◆ **Task to complete**
Exactly the lines from the line holding "Give me the TikZ source for this diagram." to the line holding "(0,-0.425) -- (0,9.625);", both lines included, are to be echoed; pictures are not.

Extracted records
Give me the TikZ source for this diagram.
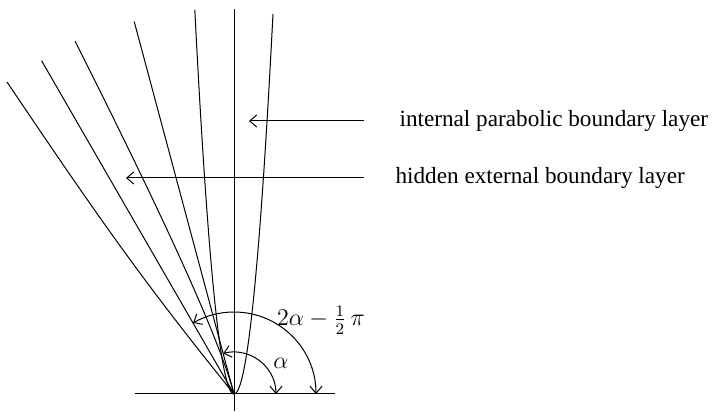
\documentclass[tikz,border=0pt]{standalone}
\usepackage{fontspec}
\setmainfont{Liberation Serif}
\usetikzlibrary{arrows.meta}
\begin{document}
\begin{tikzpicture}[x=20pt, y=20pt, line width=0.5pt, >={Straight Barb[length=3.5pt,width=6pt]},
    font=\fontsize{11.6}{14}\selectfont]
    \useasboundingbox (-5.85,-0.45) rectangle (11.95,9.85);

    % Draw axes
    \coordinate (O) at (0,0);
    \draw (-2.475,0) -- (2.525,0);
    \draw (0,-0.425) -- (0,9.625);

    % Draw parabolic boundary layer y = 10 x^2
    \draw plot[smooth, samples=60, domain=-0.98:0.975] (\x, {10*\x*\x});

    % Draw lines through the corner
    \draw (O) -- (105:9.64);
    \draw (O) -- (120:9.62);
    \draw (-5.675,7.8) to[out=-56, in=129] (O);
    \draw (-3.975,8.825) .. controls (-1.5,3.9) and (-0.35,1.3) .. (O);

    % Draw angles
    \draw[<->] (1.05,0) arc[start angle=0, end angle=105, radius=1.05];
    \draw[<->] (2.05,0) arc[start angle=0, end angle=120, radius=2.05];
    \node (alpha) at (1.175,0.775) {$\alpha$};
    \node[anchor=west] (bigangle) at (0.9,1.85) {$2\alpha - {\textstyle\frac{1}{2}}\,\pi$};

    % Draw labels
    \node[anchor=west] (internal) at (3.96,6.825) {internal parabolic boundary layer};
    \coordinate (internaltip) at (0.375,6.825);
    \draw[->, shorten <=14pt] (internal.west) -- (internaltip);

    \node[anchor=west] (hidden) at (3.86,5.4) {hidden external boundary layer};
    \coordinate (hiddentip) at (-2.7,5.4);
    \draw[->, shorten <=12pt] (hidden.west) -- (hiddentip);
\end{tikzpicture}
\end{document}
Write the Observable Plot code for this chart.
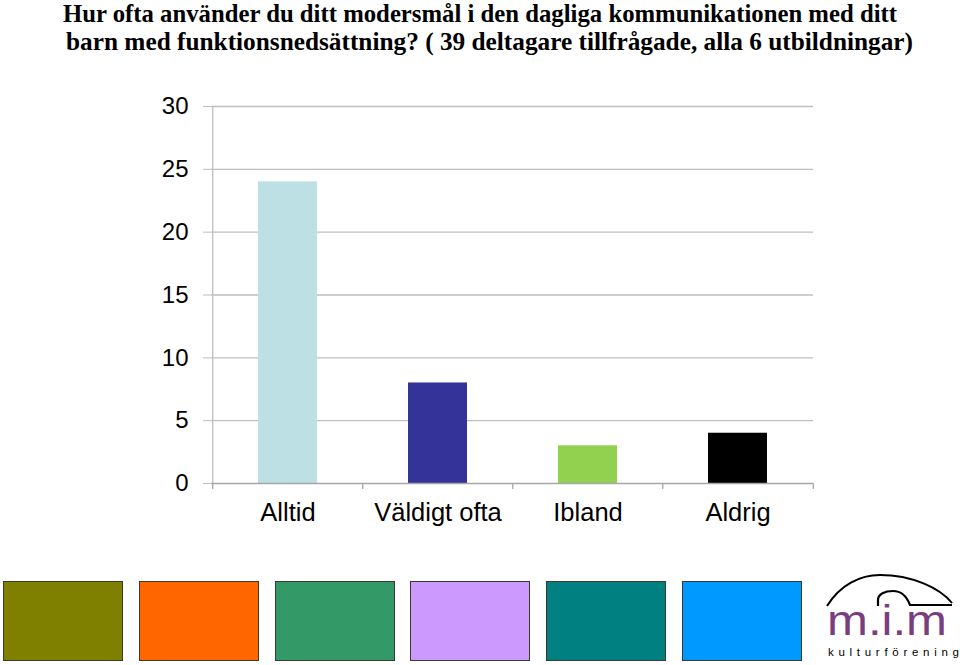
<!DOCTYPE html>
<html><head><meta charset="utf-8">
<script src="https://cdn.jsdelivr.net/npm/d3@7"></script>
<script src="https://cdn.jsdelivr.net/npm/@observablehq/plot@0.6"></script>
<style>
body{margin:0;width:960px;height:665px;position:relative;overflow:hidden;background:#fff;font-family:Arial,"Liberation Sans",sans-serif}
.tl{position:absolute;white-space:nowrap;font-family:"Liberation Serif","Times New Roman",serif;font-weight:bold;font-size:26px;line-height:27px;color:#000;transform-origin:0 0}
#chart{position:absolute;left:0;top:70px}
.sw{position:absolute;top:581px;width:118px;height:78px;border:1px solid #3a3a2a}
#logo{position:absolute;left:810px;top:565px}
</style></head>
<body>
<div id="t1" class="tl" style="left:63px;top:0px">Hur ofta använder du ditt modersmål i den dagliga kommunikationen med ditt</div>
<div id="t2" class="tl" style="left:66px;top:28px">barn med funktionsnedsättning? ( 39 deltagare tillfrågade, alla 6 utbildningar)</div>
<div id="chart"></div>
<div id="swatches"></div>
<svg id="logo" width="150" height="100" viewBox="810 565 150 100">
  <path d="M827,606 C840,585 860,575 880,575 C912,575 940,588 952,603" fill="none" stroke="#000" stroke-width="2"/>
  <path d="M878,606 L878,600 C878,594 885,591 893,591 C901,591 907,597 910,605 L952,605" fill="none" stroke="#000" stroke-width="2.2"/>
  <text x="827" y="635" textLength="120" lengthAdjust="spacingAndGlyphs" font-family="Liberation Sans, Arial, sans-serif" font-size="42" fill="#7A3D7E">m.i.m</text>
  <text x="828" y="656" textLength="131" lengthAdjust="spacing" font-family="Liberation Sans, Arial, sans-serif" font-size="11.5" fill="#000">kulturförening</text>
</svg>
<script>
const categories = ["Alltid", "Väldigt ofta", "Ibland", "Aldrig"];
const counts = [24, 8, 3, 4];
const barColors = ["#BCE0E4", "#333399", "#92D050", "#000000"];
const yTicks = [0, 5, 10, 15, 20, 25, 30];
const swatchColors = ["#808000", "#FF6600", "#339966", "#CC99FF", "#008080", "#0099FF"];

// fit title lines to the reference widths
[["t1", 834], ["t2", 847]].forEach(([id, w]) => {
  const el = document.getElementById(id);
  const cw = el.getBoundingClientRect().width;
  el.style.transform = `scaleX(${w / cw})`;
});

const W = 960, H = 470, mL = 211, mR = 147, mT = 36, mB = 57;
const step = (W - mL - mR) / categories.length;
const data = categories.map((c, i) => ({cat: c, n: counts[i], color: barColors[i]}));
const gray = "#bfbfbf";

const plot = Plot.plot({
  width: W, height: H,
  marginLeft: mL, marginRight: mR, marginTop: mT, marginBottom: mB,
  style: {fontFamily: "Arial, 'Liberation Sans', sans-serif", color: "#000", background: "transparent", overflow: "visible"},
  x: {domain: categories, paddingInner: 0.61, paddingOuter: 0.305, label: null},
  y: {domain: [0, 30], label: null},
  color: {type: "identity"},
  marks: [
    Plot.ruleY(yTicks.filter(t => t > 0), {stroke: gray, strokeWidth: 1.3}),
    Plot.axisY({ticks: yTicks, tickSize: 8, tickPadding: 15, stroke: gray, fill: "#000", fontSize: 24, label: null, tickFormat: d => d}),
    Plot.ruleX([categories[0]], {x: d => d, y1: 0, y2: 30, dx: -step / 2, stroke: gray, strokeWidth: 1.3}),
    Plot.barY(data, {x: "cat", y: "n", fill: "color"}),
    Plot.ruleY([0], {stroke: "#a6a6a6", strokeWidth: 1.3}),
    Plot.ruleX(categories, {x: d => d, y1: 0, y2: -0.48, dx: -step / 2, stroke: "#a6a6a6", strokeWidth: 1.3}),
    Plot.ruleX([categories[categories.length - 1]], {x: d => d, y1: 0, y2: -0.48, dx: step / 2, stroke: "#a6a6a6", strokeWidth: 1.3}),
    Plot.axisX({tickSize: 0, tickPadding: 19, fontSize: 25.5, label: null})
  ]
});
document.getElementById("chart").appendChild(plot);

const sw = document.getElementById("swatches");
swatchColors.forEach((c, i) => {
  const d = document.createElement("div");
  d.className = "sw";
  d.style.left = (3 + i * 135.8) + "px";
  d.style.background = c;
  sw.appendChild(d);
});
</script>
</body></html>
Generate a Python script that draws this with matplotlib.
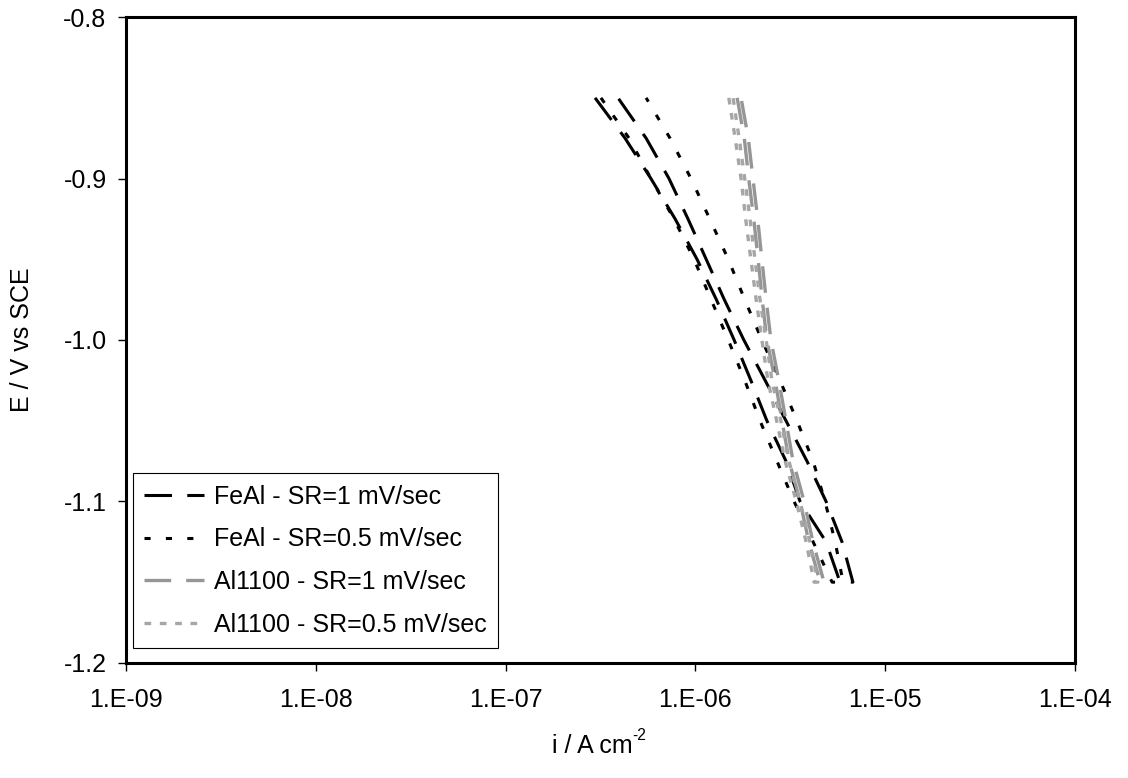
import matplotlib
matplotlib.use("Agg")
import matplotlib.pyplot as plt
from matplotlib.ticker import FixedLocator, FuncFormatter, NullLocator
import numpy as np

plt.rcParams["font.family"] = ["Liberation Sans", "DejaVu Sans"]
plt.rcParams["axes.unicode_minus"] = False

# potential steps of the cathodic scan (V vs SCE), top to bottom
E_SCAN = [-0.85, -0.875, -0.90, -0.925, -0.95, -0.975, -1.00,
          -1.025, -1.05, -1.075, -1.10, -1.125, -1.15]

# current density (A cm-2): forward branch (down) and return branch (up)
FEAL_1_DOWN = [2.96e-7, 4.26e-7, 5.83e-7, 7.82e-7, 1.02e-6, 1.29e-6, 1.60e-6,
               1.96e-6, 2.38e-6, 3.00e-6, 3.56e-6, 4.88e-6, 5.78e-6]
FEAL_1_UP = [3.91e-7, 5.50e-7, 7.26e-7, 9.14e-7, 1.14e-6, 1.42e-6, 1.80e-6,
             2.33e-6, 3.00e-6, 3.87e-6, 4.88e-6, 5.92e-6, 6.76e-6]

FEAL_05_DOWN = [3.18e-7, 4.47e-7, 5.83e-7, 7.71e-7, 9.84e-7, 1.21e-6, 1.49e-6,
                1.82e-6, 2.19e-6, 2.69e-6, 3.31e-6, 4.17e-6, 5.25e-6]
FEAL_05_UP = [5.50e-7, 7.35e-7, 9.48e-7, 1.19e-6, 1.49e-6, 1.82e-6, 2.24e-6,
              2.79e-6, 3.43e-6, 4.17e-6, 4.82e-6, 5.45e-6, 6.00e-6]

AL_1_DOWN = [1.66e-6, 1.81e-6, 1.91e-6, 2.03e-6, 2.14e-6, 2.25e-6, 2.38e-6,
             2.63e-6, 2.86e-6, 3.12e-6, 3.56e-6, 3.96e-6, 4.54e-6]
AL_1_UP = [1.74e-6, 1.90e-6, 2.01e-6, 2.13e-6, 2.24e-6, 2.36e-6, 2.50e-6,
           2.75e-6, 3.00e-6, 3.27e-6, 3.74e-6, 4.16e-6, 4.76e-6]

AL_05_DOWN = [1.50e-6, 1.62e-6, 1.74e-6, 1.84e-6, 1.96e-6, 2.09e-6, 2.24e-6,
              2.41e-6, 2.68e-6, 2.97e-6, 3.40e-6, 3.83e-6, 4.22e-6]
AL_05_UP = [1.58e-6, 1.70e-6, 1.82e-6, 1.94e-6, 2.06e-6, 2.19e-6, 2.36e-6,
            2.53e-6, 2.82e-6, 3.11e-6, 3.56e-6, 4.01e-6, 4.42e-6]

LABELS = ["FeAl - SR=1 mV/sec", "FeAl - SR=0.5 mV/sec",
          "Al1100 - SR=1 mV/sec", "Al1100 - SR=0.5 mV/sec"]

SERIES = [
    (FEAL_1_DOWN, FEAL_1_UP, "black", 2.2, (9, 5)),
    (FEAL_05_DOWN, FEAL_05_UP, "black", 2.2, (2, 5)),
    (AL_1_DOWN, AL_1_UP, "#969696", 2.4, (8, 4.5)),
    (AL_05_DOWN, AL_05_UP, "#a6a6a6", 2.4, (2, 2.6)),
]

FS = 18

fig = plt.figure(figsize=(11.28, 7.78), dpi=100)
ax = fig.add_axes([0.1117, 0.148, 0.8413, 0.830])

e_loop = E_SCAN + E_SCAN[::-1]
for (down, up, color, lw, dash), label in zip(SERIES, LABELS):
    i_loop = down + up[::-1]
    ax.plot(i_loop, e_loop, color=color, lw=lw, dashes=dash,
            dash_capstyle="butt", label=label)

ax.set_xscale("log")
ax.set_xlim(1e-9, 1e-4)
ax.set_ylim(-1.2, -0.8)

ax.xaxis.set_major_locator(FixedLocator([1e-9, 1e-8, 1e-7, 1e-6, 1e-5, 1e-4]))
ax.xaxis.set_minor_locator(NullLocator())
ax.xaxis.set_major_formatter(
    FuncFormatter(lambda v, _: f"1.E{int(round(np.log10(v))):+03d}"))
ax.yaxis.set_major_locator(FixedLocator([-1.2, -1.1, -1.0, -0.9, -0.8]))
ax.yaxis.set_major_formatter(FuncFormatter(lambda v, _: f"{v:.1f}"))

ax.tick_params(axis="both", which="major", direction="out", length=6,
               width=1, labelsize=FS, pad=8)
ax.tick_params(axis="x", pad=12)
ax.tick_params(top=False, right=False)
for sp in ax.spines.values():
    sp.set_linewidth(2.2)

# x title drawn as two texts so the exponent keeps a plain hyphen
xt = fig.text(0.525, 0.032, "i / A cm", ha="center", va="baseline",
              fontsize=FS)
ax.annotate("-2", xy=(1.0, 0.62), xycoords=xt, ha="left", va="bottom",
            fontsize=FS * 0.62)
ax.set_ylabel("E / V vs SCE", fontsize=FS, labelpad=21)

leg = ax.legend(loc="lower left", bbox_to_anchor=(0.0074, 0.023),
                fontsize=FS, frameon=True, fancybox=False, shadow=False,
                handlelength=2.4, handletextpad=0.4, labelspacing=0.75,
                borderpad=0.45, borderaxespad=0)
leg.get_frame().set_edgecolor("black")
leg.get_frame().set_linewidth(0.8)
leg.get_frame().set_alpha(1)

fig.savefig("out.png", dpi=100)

==

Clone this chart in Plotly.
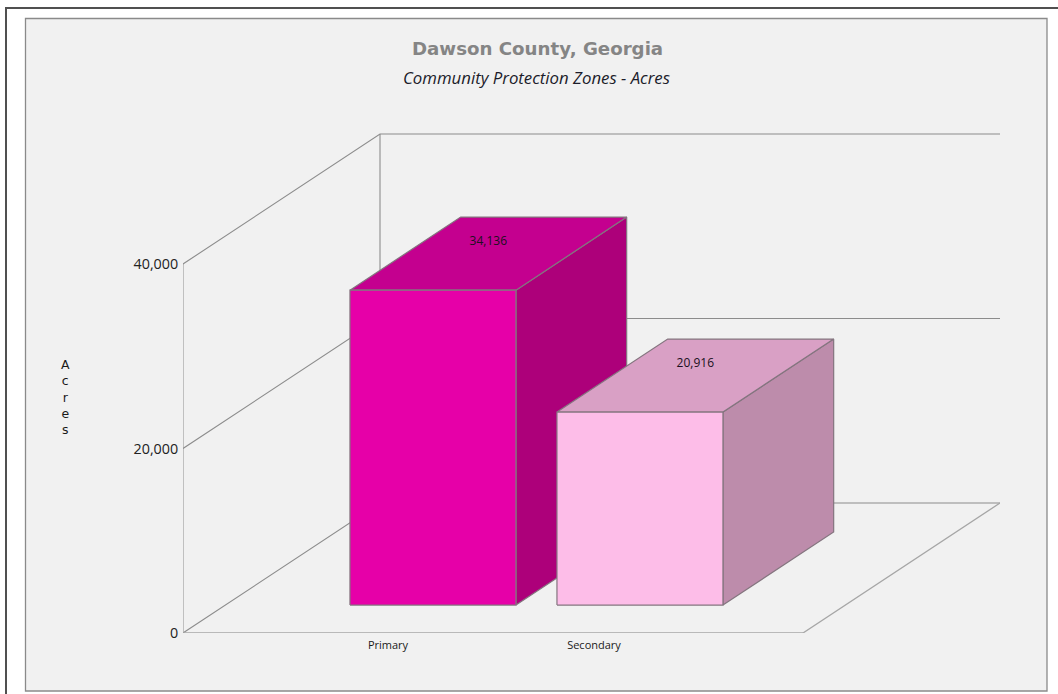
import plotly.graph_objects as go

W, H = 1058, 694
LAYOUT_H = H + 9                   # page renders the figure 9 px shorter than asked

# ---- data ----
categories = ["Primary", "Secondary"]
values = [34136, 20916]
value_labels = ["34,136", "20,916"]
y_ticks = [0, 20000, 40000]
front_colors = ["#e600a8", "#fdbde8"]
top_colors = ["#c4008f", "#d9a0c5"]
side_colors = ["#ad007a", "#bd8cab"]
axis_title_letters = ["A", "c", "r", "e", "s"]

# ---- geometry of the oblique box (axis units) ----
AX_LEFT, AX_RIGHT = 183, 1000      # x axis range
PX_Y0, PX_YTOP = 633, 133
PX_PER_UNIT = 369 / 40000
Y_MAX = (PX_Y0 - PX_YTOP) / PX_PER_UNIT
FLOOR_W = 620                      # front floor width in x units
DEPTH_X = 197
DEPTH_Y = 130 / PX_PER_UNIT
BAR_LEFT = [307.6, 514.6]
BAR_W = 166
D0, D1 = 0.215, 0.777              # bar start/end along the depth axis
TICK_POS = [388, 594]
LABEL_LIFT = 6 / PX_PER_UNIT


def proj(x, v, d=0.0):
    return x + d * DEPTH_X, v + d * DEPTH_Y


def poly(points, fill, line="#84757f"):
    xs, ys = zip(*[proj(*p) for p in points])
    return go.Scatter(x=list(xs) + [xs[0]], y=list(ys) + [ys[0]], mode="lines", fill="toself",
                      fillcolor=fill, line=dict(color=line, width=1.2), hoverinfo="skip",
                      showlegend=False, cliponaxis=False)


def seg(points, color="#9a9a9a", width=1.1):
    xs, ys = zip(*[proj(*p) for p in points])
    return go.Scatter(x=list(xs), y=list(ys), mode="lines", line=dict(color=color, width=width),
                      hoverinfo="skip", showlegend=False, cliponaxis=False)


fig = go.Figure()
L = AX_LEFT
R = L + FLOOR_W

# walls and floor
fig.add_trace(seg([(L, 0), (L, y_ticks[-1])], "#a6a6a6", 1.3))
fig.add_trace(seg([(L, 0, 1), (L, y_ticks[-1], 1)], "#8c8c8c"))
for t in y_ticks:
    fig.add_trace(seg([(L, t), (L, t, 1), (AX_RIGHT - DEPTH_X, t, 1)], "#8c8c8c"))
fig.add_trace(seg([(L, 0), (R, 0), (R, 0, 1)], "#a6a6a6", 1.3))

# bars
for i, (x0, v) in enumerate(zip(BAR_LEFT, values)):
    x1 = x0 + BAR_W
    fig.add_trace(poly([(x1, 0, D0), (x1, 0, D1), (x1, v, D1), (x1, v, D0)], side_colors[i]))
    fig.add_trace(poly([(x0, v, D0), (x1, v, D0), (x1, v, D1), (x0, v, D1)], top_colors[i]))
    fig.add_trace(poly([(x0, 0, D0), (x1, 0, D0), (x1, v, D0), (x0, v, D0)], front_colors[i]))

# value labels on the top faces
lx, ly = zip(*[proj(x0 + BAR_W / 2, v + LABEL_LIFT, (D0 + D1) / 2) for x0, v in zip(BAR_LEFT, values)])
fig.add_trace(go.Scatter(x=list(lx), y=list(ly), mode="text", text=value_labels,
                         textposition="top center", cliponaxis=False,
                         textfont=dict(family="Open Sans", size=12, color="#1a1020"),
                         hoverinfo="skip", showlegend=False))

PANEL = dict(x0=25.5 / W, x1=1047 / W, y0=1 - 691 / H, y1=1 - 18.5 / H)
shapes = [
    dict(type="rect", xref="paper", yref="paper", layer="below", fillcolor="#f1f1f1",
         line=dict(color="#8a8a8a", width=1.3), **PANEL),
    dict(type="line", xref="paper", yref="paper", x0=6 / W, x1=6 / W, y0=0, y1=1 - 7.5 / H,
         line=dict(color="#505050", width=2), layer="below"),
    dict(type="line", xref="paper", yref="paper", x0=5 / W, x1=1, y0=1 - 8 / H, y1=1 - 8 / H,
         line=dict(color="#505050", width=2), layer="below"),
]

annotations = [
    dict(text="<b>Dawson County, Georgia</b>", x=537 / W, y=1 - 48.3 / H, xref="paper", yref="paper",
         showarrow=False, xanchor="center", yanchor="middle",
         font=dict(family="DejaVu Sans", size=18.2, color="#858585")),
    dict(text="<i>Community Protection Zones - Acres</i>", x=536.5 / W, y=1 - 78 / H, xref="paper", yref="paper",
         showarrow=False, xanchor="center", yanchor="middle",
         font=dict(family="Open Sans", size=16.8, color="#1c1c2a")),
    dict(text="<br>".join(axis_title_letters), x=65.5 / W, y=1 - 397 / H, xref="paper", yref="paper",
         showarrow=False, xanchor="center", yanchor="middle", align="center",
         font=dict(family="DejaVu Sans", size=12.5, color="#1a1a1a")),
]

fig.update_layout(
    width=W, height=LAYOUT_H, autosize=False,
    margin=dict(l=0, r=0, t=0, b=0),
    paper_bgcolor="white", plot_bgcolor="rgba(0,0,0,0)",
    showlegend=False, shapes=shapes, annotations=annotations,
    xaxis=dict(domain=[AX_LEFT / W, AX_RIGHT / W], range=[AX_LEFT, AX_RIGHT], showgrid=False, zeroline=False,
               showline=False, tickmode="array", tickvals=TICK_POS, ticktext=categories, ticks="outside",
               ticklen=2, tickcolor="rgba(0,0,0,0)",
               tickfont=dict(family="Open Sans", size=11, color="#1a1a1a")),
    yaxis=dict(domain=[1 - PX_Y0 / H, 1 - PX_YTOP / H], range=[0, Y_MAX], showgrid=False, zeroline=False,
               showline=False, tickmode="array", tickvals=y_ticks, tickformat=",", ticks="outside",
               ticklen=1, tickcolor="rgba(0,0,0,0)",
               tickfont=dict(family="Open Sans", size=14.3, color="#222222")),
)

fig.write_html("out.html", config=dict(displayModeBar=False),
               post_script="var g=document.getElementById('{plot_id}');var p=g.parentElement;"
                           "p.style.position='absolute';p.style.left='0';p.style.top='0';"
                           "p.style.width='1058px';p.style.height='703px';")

◆ **Answer to the exercise**
Give me the TikZ source for this diagram.
\documentclass[tikz,border=0pt]{standalone}
\usepackage{fontspec}
\setmainfont{Liberation Serif}
\usetikzlibrary{arrows.meta}
\begin{document}
\begin{tikzpicture}[x=20pt, y=20pt, line width=0.5pt, >={Straight Barb[length=3.5pt,width=6pt]},
    font=\fontsize{11.6}{14}\selectfont]
    \useasboundingbox (-5.85,-0.45) rectangle (11.95,9.85);

    % Draw axes
    \coordinate (O) at (0,0);
    \draw (-2.475,0) -- (2.525,0);
    \draw (0,-0.425) -- (0,9.625);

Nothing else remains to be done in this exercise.